Stanley Mokoena of Limpopo said he was battling to get back the deposit he paid to Truck and Tractor Specialist for a new truck.
Because Mokoena has a bad credit record he could not secure a loan.
Truck and Tractor tried to sell him a second-hand truck . Though the company admits they cannot register the truck in Mokoena's name, they are hiding behind a voetstoots clause .
Mokoena wanted to buy a truck worth R170000. He also wanted them to add a cattle frame, Mokoena said.
His contract was subject to his getting finance, but the financial institution declined his application and that meant he could not proceed with the purchase.
He asked for his money back but Truck and Tractor refused, claiming the deposit had been used to put on the cattle frame.
Mokoena said they sold the truck but refused to refund his money.
"They offered to sell me a second-hand truck and I accepted it after they convinced me it was in a good condition," he said.
While negotiating the sale of the truck one of their driver's bumped it.
"They offered to repair it and I reluctantly accepted because I did not know how it would look after being repaired," he said.
Mokoena later discovered that they wanted to sell him a 27-year-old truck and decided to cancel the purchase.
He said they agreed to refund his R70000 but when he approached them last Wednesday they told him he would have to sue them first.
The company's Johan Borman confirmed Mokoena's claims but said that the deposit was used for the cattle frame.
He said they secured finance for Mokoena but the bank insisted on a deposit of R150000.
Borman said Mokoena undertook to raise the balance but failed.
"After six months he came to see us again and said he could not get the rest of the money and wanted a refund," Borman said.
"Because we wanted to help Mokoena, we offered him a second-hand truck."
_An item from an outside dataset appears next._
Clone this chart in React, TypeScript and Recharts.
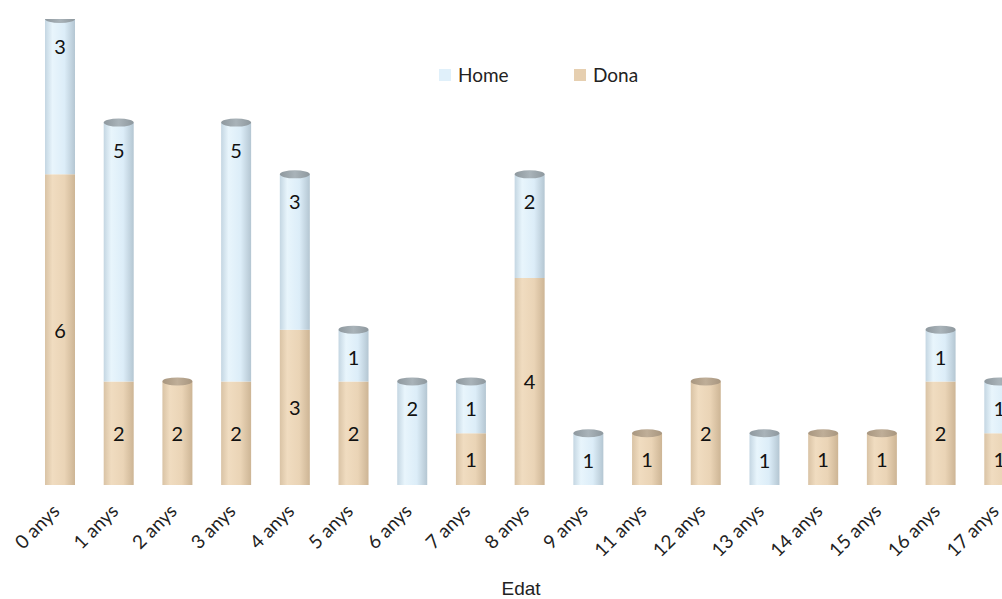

While Mokoena and the salesman were signing the offer to purchase in the office the accident happened.
Washing his hands of the matter, Borman said their offer to purchase have a disclaimer exonerating them from liability, but they were prepared to waive it and help Mokoena.
"At the back of the offer to purchase form are the sale conditions and the customer had time to read it before signing," Borman said.
"The customer also knew about the accident and accepted that it was purely an accident. We told him that we would fix the truck just the way it was and Mokoena accepted."
Though the company had not received the registration documents from the previous owner, Borman said he was prepared to deliver the truck to Mokoena.
"We haven't registered the truck in the customer's name yet because we are waiting for the Natis document.
"Just to give you details of the sales condition, which the customer has signed: I agree that I have inspected the vehicle, that the vehicle is duly fitted and equipped and in good running order;
"I agree, if the vehicle is a used vehicle, then your liability under the written warranty (if any) shall be limited to repairing any defective parts only and expressly excludes special and consequential damages or alleged defects shall be repairable by the seller. (Like we did);
"I do hereby agree that in the event that I do not comply with the above conditions and cancel this order, then any monies already spent by me-you will be applied to the preparation cost and delivery of the article and any extra cost can be recovered from me in full.
Borman said: "For a year now we have stood by this customer and helped him wherever we could, and we are still most willing to help him sell his truck since it is not our stock anymore.
"But the truck is ready and he can use it to make money." .
The Motor Retail Industry has agreed to investigate Mokoena's complaint.